Confluent, the company Kreps co-founded and leads as CEO, has grown into a major enterprise software company. Its managed Kafka offering, Confluent Cloud, allows organizations to use Kafka without managing the operational complexity of running distributed systems. The company’s success has validated the open-source business model where a strong community project can support a thriving commercial ecosystem — a model that benefits both the open-source community and enterprise users.
Kreps’s intellectual contributions through his writing have been equally significant. “I Heart Logs” remains a foundational text in data engineering education. His blog posts have been read by millions of engineers and continue to shape technical decision-making at organizations worldwide. He has demonstrated that clear, thoughtful technical writing can be as impactful as code — that articulating the ideas behind a system is as important as building the system itself.
Perhaps most importantly, Kreps has shown that infrastructure engineering — the unglamorous work of building the pipes and plumbing that data flows through — can be as intellectually rich and as consequential as any other area of computer science. In an industry that often celebrates consumer-facing applications and flashy user interfaces, Kreps has made the compelling case that the most important software is often the software you never see. The distributed commit log will never trend on social media, but it is the invisible backbone that makes real-time, data-driven organizations possible. Jay Kreps built that backbone, and in doing so, he changed the way the world processes information.
Key Facts
- Full name: Jay Kreps
- Born: Circa 1982, West Virginia, United States
- Known for: Creating Apache Kafka, co-founding Confluent, pioneering real-time data streaming architecture
- Key projects: Apache Kafka (2011), Voldemort (distributed key-value store), Kafka Streams (2016), KSQL/ksqlDB (2017)
- Education: Georgia Institute of Technology (computer science)
- Career path: LinkedIn (Principal Staff Engineer, data infrastructure) → Confluent (Co-founder and CEO, 2014–present)

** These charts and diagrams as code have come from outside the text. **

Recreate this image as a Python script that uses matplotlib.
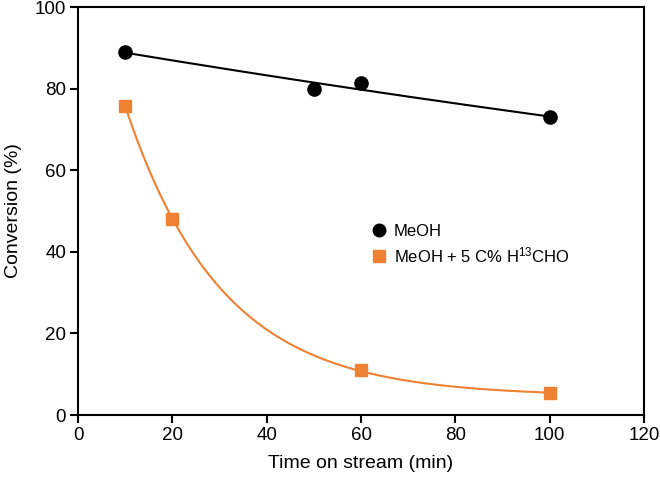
"""Conversion vs time on stream, MeOH with and without H13CHO co-feed."""

import matplotlib
matplotlib.use("Agg")
import matplotlib.pyplot as plt
import numpy as np

plt.rcParams["font.family"] = ["Liberation Sans", "DejaVu Sans"]
plt.rcParams["mathtext.fontset"] = "custom"
plt.rcParams["mathtext.rm"] = "Liberation Sans"
plt.rcParams["mathtext.default"] = "regular"

time_meoh = [10, 50, 60, 100]
conv_meoh = [89.0, 79.9, 81.3, 73.0]

time_cho = [10, 20, 60, 100]
conv_cho = [75.8, 48.0, 11.0, 5.3]

label_meoh = "MeOH"
label_cho = r"MeOH + 5 C% H$^{13}$CHO"

BLACK = "#000000"
ORANGE = "#EE8133"


def exp_trend(x, y):
    # plain exponential trend line, y = a * exp(b x)
    b, ln_a = np.polyfit(x, np.log(y), 1)
    return lambda t: np.exp(ln_a) * np.exp(b * t)


def exp_offset_fit(x, y):
    # y = a * exp(-k x) + c, scan k and solve a, c by least squares
    x = np.asarray(x, float)
    y = np.asarray(y, float)
    best = None
    for k in np.linspace(0.001, 0.3, 3000):
        A = np.column_stack([np.exp(-k * x), np.ones_like(x)])
        coef, *_ = np.linalg.lstsq(A, y, rcond=None)
        err = np.sum((A @ coef - y) ** 2)
        if best is None or err < best[0]:
            best = (err, k, coef)
    _, k, (a, c) = best
    return lambda t: a * np.exp(-k * t) + c


fig = plt.figure(figsize=(6.6, 4.79), dpi=100)
ax = fig.add_axes([78 / 660, 1 - 415 / 479, 566 / 660, 408 / 479])

t = np.linspace(10, 100, 300)
ax.plot(t, exp_trend(time_meoh, conv_meoh)(t), color=BLACK, lw=1.5, zorder=2)
ax.plot(t, exp_offset_fit(time_cho, conv_cho)(t), color=ORANGE, lw=1.5, zorder=2)

ax.plot(time_meoh, conv_meoh, "o", color=BLACK, ms=9.5, ls="none",
        label=label_meoh, zorder=3)
ax.plot(time_cho, conv_cho, "s", color=ORANGE, ms=9, ls="none",
        label=label_cho, zorder=3)

ax.set_xlim(0, 120)
ax.set_ylim(0, 100)
ax.set_xticks(range(0, 121, 20))
ax.set_yticks(range(0, 101, 20))
ax.tick_params(direction="out", length=5.5, width=1.5, labelsize=13.5, pad=3,
               top=False, right=False)
for spine in ax.spines.values():
    spine.set_linewidth(1.5)

ax.set_xlabel("Time on stream (min)", fontsize=14, labelpad=8)
ax.set_ylabel("Conversion (%)", fontsize=14, labelpad=9)

ax.legend(loc="upper left", bbox_to_anchor=(0.487, 0.506), frameon=False,
          fontsize=12, handletextpad=0.3, labelspacing=0.4, handlelength=1.2,
          markerscale=0.95)

fig.savefig("out.png", dpi=100)
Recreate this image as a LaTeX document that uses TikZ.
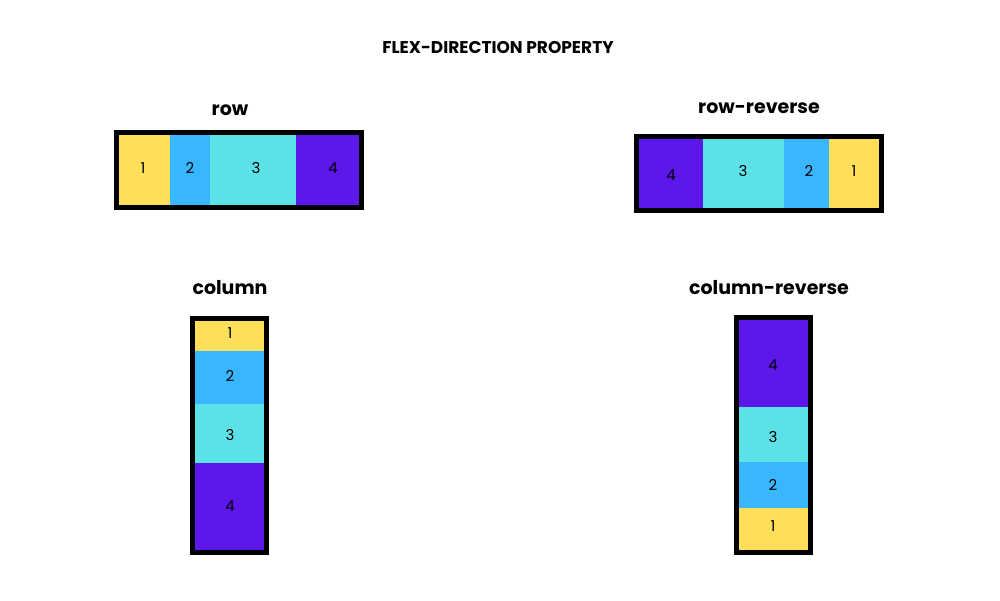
\documentclass[tikz,border=0pt]{standalone}
\usepackage{fontspec}
\setmainfont{Poppins}
\definecolor{cy}{HTML}{FFDE59}
\definecolor{cb}{HTML}{38B6FF}
\definecolor{cc}{HTML}{5CE1E6}
\definecolor{cp}{HTML}{5E17EB}
\begin{document}
\begin{tikzpicture}[x=1pt,y=-1pt,
  cell/.style={inner sep=0pt,font=\fontsize{15}{15}\selectfont},
  frame/.style={draw=black,line width=5pt},
  lbl/.style={font=\fontsize{19}{19}\selectfont\bfseries}]
\useasboundingbox (0,0) rectangle (1000,600);
\newcommand\cellbox[6]{\fill[#5] (#1,#2) rectangle (#3,#4); \node[cell] (#6) at ({(#1+#3)/2},{(#2+#4)/2}) {\ifx#5cp\else\fi};}
% title
\node[font=\fontsize{17}{17}\selectfont\bfseries] (title) at (498,48) {FLEX-DIRECTION PROPERTY};
% row
\node[lbl] (lrow) at (230,110) {row};
\fill[cy] (117,133) rectangle (170,207); \node[cell] (r1) at (143,168) {1};
\fill[cb] (170,133) rectangle (210,207); \node[cell] (r2) at (190,168) {2};
\fill[cc] (210,133) rectangle (296,207); \node[cell] (r3) at (256,168) {3};
\fill[cp] (296,133) rectangle (361,207); \node[cell] (r4) at (333,168) {4};
\draw[frame] (116.5,132.5) rectangle (361.5,207.5);
% row-reverse
\node[lbl] (lrr) at (759,108) {row-reverse};
\fill[cp] (637,137) rectangle (703,211); \node[cell] (q4) at (671,175) {4};
\fill[cc] (703,137) rectangle (784,211); \node[cell] (q3) at (743,171) {3};
\fill[cb] (784,137) rectangle (829,211); \node[cell] (q2) at (809,171) {2};
\fill[cy] (829,137) rectangle (882,211); \node[cell] (q1) at (854,171) {1};
\draw[frame] (636.5,136.5) rectangle (881.5,210.5);
% column
\node[lbl] (lcol) at (230,288) {column};
\fill[cy] (193,319) rectangle (266,351); \node[cell] (c1) at (230,333) {1};
\fill[cb] (193,351) rectangle (266,404); \node[cell] (c2) at (230,376) {2};
\fill[cc] (193,404) rectangle (266,463); \node[cell] (c3) at (230,435) {3};
\fill[cp] (193,463) rectangle (266,552); \node[cell] (c4) at (230,506) {4};
\draw[frame] (192.5,318.5) rectangle (266.5,552.5);
% column-reverse
\node[lbl] (lcr) at (769,288) {column-reverse};
\fill[cp] (737,318) rectangle (810,407); \node[cell] (d4) at (773,365) {4};
\fill[cc] (737,407) rectangle (810,462); \node[cell] (d3) at (773,437) {3};
\fill[cb] (737,462) rectangle (810,508); \node[cell] (d2) at (773,485) {2};
\fill[cy] (737,508) rectangle (810,552); \node[cell] (d1) at (773,526) {1};
\draw[frame] (736.5,317.5) rectangle (810.5,552.5);
\end{tikzpicture}
\end{document}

- Book: “I Heart Logs: Event Data, Stream Processing, and Data Integration” (O’Reilly, 2014)
- Co-founders of Confluent: Jun Rao and Neha Narkhede, both former LinkedIn engineers who worked on Kafka
- Name origin: Kafka was named after Franz Kafka, the writer — Kreps chose the name because “Kafka is a system optimized for writing” and he liked the author’s work
- Impact: Kafka is used by over 80% of Fortune 100 companies, processing trillions of messages per day worldwide; Confluent is a publicly traded company (CFLT)
Frequently Asked Questions
What is Apache Kafka and why did Jay Kreps create it?

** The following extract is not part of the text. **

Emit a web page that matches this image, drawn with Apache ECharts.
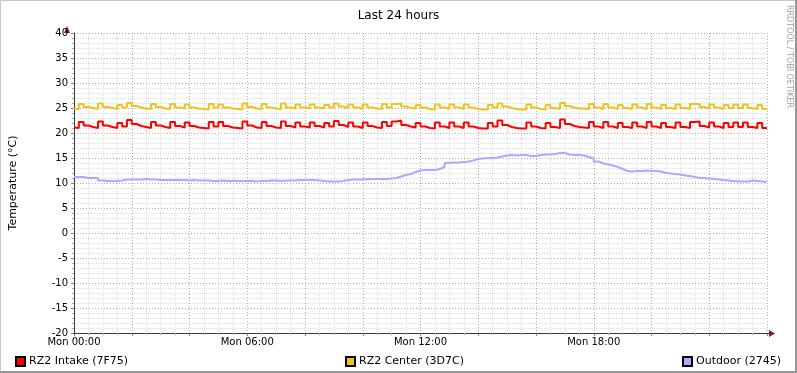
<!DOCTYPE html>
<html>
<head>
<meta charset="utf-8">
<script src="https://cdn.jsdelivr.net/npm/echarts@6/dist/echarts.min.js"></script>
<style>
  html, body { margin: 0; padding: 0; background: #fff; }
  #chart { width: 797px; height: 373px; }
</style>
</head>
<body>
<div id="chart"></div>
<script>
// samples every 10 minutes over the last 24 hours (145 points)
const stepMinutes = 10;
const timeLabels = ['Mon 00:00', 'Mon 06:00', 'Mon 12:00', 'Mon 18:00'];

const intake = [
  21.1, 21.0, 22.2, 21.5, 21.2, 21.0, 22.3, 21.5, 21.2, 21.0,
  22.0, 21.3, 22.6, 21.8, 21.4, 21.2, 21.0, 22.2, 21.5, 21.2,
  21.0, 22.2, 21.4, 21.1, 22.1, 21.4, 21.1, 21.0, 20.9, 22.2,
  21.3, 22.2, 21.4, 21.1, 21.0, 20.9, 22.3, 21.5, 21.1, 21.0,
  22.2, 21.4, 21.1, 21.0, 22.3, 21.4, 21.1, 22.1, 21.3, 21.1,
  22.1, 21.4, 21.1, 22.0, 21.3, 22.4, 21.6, 21.2, 22.1, 21.3,
  21.0, 22.1, 21.4, 21.1, 21.0, 22.2, 21.4, 22.3, 22.5, 21.6,
  21.3, 21.1, 22.0, 21.3, 21.0, 20.9, 22.1, 21.3, 21.0, 22.1,
  21.3, 21.0, 22.1, 21.3, 21.0, 20.9, 20.9, 22.0, 21.3, 22.5,
  21.6, 21.2, 21.0, 20.9, 20.9, 22.1, 21.3, 21.0, 20.9, 22.0,
  21.2, 21.0, 22.7, 21.8, 21.4, 21.2, 21.1, 21.0, 22.2, 21.3,
  21.0, 22.2, 21.3, 21.0, 22.0, 21.2, 21.0, 22.1, 21.3, 21.0,
  22.2, 21.3, 21.0, 22.0, 21.2, 21.0, 22.1, 21.2, 21.0, 22.2,
  22.3, 21.4, 21.1, 22.1, 21.3, 21.0, 22.0, 21.2, 22.1, 21.2,
  22.1, 21.2, 21.0, 22.0, 21.0
];

const center = [
  24.9, 24.8, 25.8, 25.2, 25.0, 24.8, 25.9, 25.2, 25.0, 24.8,
  25.6, 25.1, 26.0, 25.4, 25.1, 24.9, 24.8, 25.8, 25.2, 24.9,
  24.8, 25.8, 25.1, 24.9, 25.7, 25.1, 24.9, 24.8, 24.7, 25.8,
  25.1, 25.7, 25.1, 24.9, 24.8, 24.7, 25.9, 25.2, 24.9, 24.8,
  25.8, 25.1, 24.9, 24.8, 25.9, 25.1, 24.9, 25.7, 25.1, 24.9,
  25.7, 25.1, 24.9, 25.6, 25.1, 25.9, 25.3, 25.0, 25.7, 25.1,
  24.8, 25.7, 25.1, 24.9, 24.8, 25.8, 25.1, 25.8, 25.9, 25.3,
  25.0, 24.9, 25.6, 25.1, 24.8, 24.7, 25.7, 25.1, 24.8, 25.7,
  25.1, 24.8, 25.7, 25.1, 24.8, 24.7, 24.7, 25.6, 25.1, 25.9,
  25.3, 25.0, 24.8, 24.7, 24.7, 25.7, 25.1, 24.8, 24.7, 25.6,
  25.0, 24.8, 26.0, 25.4, 25.1, 24.9, 24.9, 24.8, 25.8, 25.1,
  24.8, 25.8, 25.1, 24.8, 25.6, 25.0, 24.8, 25.7, 25.1, 24.8,
  25.8, 25.1, 24.8, 25.6, 25.0, 24.8, 25.7, 25.0, 24.8, 25.8,
  25.8, 25.2, 24.9, 25.7, 25.1, 24.8, 25.6, 25.0, 25.7, 25.0,
  25.7, 25.0, 24.8, 25.6, 24.8
];

const outdoor = [
  11.2, 11.2, 11.2, 11.0, 11.0, 11.0, 10.5, 10.4, 10.4, 10.4,
  10.5, 10.7, 10.7, 10.7, 10.7, 10.8, 10.7, 10.7, 10.6, 10.6,
  10.6, 10.6, 10.6, 10.6, 10.5, 10.6, 10.5, 10.5, 10.5, 10.4,
  10.4, 10.5, 10.4, 10.4, 10.4, 10.4, 10.4, 10.4, 10.3, 10.4,
  10.4, 10.5, 10.5, 10.4, 10.5, 10.5, 10.5, 10.6, 10.6, 10.6,
  10.6, 10.5, 10.4, 10.3, 10.3, 10.3, 10.4, 10.6, 10.7, 10.7,
  10.7, 10.8, 10.8, 10.8, 10.8, 10.8, 10.9, 11.0, 11.3, 11.6,
  11.8, 12.2, 12.5, 12.6, 12.6, 12.6, 12.8, 13.2, 14.0, 14.1,
  14.1, 14.2, 14.3, 14.5, 14.8, 14.9, 15.0, 15.0, 15.1, 15.3,
  15.5, 15.6, 15.5, 15.6, 15.6, 15.4, 15.4, 15.6, 15.7, 15.7,
  15.8, 16.0, 16.0, 15.7, 15.6, 15.6, 15.5, 15.2, 14.9, 14.3,
  13.9, 13.7, 13.5, 13.2, 12.8, 12.4, 12.3, 12.4, 12.4, 12.5,
  12.4, 12.4, 12.3, 12.0, 11.9, 11.8, 11.7, 11.5, 11.4, 11.2,
  11.0, 11.0, 10.9, 10.8, 10.7, 10.6, 10.5, 10.4, 10.3, 10.3,
  10.3, 10.5, 10.4, 10.3, 10.2
];

const seriesNames = ['RZ2 Intake (7F75)', 'RZ2 Center (3D7C)', 'Outdoor (2745)'];
const seriesColors = ['#ff0000', '#eec31e', '#aaaaff'];

const toPoints = arr => arr.map((v, i) => [i * stepMinutes, v]);

const chart = echarts.init(document.getElementById('chart'), null, { renderer: 'canvas' });

const font = 'DejaVu Sans';
const majorGrid = { color: 'rgba(130,30,30,0.4)', type: [1, 2], width: 1 };
const minorGrid = { color: 'rgba(140,140,140,0.28)', type: [1, 1], width: 1 };

chart.setOption({
  animation: false,
  backgroundColor: '#ffffff',
  textStyle: { fontFamily: font },
  title: {
    text: 'Last 24 hours',
    left: 'center',
    top: 5,
    textStyle: { fontFamily: font, fontSize: 12, fontWeight: 'normal', color: '#000' }
  },
  grid: { left: 67, top: 33, width: 700, height: 300 },
  xAxis: {
    type: 'value',
    min: 0,
    max: 1440,
    interval: 120,
    axisLine: { show: true, onZero: false, lineStyle: { color: '#3a3a3a', width: 1 } },
    axisTick: { show: true, length: 3, lineStyle: { color: 'rgba(130,30,30,0.6)' } },
    minorTick: { show: true, splitNumber: 4, length: 2, lineStyle: { color: '#aaa' } },
    splitLine: { show: true, lineStyle: majorGrid },
    minorSplitLine: { show: true, lineStyle: minorGrid },
    axisLabel: {
      fontFamily: font,
      fontSize: 10,
      color: '#000',
      margin: 4,
      formatter: v => (v % 360 === 0 && v < 1440) ? timeLabels[v / 360] : ''
    }
  },
  yAxis: {
    type: 'value',
    min: -20,
    max: 40,
    interval: 5,
    name: 'Temperature (°C)',
    nameLocation: 'middle',
    nameGap: 55,
    nameTextStyle: { fontFamily: font, fontSize: 11, color: '#000' },
    axisLine: { show: true, onZero: false, lineStyle: { color: '#3a3a3a', width: 1 } },
    axisTick: { show: true, length: 3, lineStyle: { color: 'rgba(130,30,30,0.6)' } },
    minorTick: { show: true, splitNumber: 5, length: 2, lineStyle: { color: '#aaa' } },
    splitLine: { show: true, lineStyle: majorGrid },
    minorSplitLine: { show: true, lineStyle: minorGrid },
    axisLabel: { fontFamily: font, fontSize: 10, color: '#000', margin: 6 }
  },
  legend: seriesNames.map((name, i) => ({
    data: [name],
    left: [10, 340, 677][i],
    top: 351,
    icon: 'rect',
    itemWidth: 9,
    itemHeight: 9,
    itemGap: 0,
    selectedMode: false,
    textStyle: { fontFamily: font, fontSize: 11, color: '#000', padding: [0, 0, 0, -1] }
  })),
  series: [intake, center, outdoor].map((arr, i) => ({
    name: seriesNames[i],
    type: 'line',
    step: 'start',
    data: toPoints(arr),
    showSymbol: false,
    color: seriesColors[i],
    lineStyle: { color: seriesColors[i], width: 2 },
    itemStyle: { color: seriesColors[i], borderColor: '#000', borderWidth: 1 },
    z: 3 - i
  })),
  graphic: [
    // rrdtool-style frame
    { type: 'rect', shape: { x: 0.5, y: 0.5, width: 795, height: 371 },
      style: { fill: 'none', stroke: '#c8c8c8', lineWidth: 1 }, silent: true },
    { type: 'polyline', shape: { points: [[796, 0], [796, 372], [0, 372]] },
      style: { stroke: '#969696', lineWidth: 2, fill: 'none' }, silent: true },
    // axis arrows
    { type: 'line', shape: { x1: 767, y1: 333.5, x2: 770, y2: 333.5 },
      style: { stroke: '#3a3a3a', lineWidth: 1 }, silent: true },
    { type: 'polygon', shape: { points: [[67, 26], [64, 33], [70, 33]] },
      style: { fill: '#7f1f1f' }, silent: true },
    { type: 'polygon', shape: { points: [[769, 330], [769, 337], [775, 333.5]] },
      style: { fill: '#7f1f1f' }, silent: true },
    // watermark
    { type: 'text', x: 785, y: 5, rotation: -Math.PI / 2,
      style: { text: 'RRDTOOL / TOBI OETIKER', fontFamily: font, fontSize: 8, fill: '#a0a0a0',
               align: 'left', verticalAlign: 'bottom' }, silent: true }
  ]
});
</script>
</body>
</html>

Apache Kafka is a distributed event streaming platform designed to handle high-throughput, fault-tolerant, real-time data feeds. Jay Kreps created it at LinkedIn in 2010-2011 to solve the company’s data integration problem — the challenge of moving massive volumes of data between dozens of internal systems in real time. Traditional message queues could not handle LinkedIn’s scale, and batch processing was too slow for real-time use cases. Kreps and his team designed Kafka around the concept of a distributed commit log: an append-only, ordered sequence of records that producers write to and consumers read from independently. This architecture allowed Kafka to achieve throughput orders of magnitude higher than existing systems while maintaining strong durability guarantees. After proving itself at LinkedIn scale, Kafka was open-sourced through the Apache Software Foundation and rapidly became the industry standard for event streaming.
How does Kafka differ from traditional message queues?

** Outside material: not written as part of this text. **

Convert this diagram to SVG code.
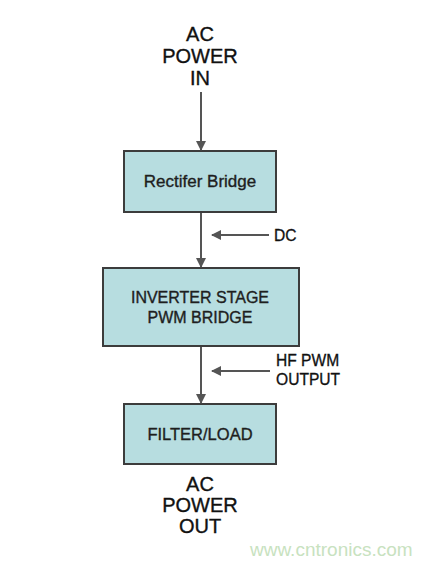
<svg xmlns="http://www.w3.org/2000/svg" width="434" height="565" viewBox="0 0 434 565">
<style>
.box{fill:#b7dde0;stroke:#3c3c3c;stroke-width:2}
.lbl{font-family:"Liberation Sans",Arial,sans-serif;font-size:16px;fill:#1e1e1e;stroke:#1e1e1e;stroke-width:0.35;text-anchor:middle}
.big{font-family:"Liberation Sans",Arial,sans-serif;font-size:20px;fill:#111;stroke:#111;stroke-width:0.35;text-anchor:middle}
.side{font-family:"Liberation Sans",Arial,sans-serif;font-size:15.6px;fill:#111;stroke:#111;stroke-width:0.3}
.wire{stroke:#555;stroke-width:2;fill:none;marker-end:url(#ah)}
</style>
<defs>
<marker id="ah" viewBox="0 0 10 10" refX="9" refY="5" markerWidth="5" markerHeight="5" orient="auto" markerUnits="strokeWidth">
<path d="M0,0 L10,5 L0,10 z" fill="#555"/>
</marker>
</defs>
<rect width="434" height="565" fill="#fff"/>
<g id="ac-in">
<text class="big" x="200" y="41">AC</text>
<text class="big" x="200" y="63">POWER</text>
<text class="big" x="200" y="85">IN</text>
</g>
<g id="rectifier">
<rect class="box" x="124" y="151" width="152" height="61"/>
<text class="lbl" x="200" y="187" style="font-size:17px">Rectifer Bridge</text>
</g>
<g id="inverter">
<rect class="box" x="103" y="268" width="196" height="78"/>
<text class="lbl" x="200" y="303">INVERTER STAGE</text>
<text class="lbl" x="200" y="323">PWM BRIDGE</text>
</g>
<g id="filter">
<rect class="box" x="124" y="404" width="152" height="60"/>
<text class="lbl" x="200" y="440" style="font-size:16.5px">FILTER/LOAD</text>
</g>
<g id="ac-out">
<text class="big" x="200" y="491">AC</text>
<text class="big" x="200" y="512">POWER</text>
<text class="big" x="200" y="533">OUT</text>
</g>
<g id="connectors">
<line class="wire" x1="201" y1="92" x2="201" y2="150"/>
<line class="wire" x1="201" y1="213" x2="201" y2="267"/>
<line class="wire" x1="201" y1="347" x2="201" y2="403"/>
<line class="wire" x1="269" y1="235" x2="212" y2="235"/>
<line class="wire" x1="270" y1="371" x2="212" y2="371"/>
</g>
<g id="side-labels">
<text class="side" x="274" y="241">DC</text>
<text class="side" x="276" y="366">HF PWM</text>
<text class="side" x="276" y="385">OUTPUT</text>
</g>
<text x="250" y="556" font-family="Liberation Sans,Arial,sans-serif" font-size="19" fill="#c8e2c0">www.cntronics.com</text>
</svg>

Traditional message queues like RabbitMQ or ActiveMQ follow a model where messages are pushed to consumers and deleted once acknowledged. This means messages can only be consumed once (or must be duplicated for multiple consumers), and there is no ability to replay historical messages. Kafka takes a fundamentally different approach: it stores messages in a durable, partitioned log and lets consumers track their own position (offset) in the log. This means multiple consumers can read the same data independently, consumers can rewind to replay historical events, and the system retains data for a configurable period regardless of consumption. Additionally, Kafka achieves much higher throughput because it uses sequential disk I/O and batching, and adding new consumers has no impact on broker performance. This architectural difference makes Kafka suitable not just for messaging but for event sourcing, data integration, and building complete streaming data pipelines.
What is Confluent and what does it offer beyond open-source Kafka?
Confluent is the company Jay Kreps co-founded in 2014 with Jun Rao and Neha Narkhede to build a complete data streaming platform around Apache Kafka. While open-source Kafka provides the core distributed log and processing capabilities, Confluent adds enterprise features that organizations need for production deployments: Schema Registry for managing data formats and ensuring compatibility, Confluent Cloud as a fully managed Kafka service that eliminates operational overhead, connectors for integrating Kafka with hundreds of external systems (databases, cloud services, data warehouses), multi-datacenter replication for disaster recovery, enhanced security features including role-based access control, and ksqlDB for processing streams using SQL. Confluent went public on the Nasdaq in 2021, validating the business model of building commercial products around an open-source core.
Why is Kafka named after the author Franz Kafka?
Jay Kreps chose the name “Kafka” as a reference to the writer Franz Kafka. He has explained that since the system was designed to be optimal for handling writes (as in writing data to the log), he wanted a name connected to writing. Kreps has also said that he simply enjoyed Kafka’s work and thought the name sounded good for a software project. The literary reference is fitting in an unexpected way — just as Franz Kafka’s stories explore complex, labyrinthine systems that individuals must navigate, Apache Kafka helps organizations navigate the complex, labyrinthine flows of data that modern systems produce. The name has become so synonymous with event streaming that “Kafka” in engineering contexts almost always refers to the software rather than the author.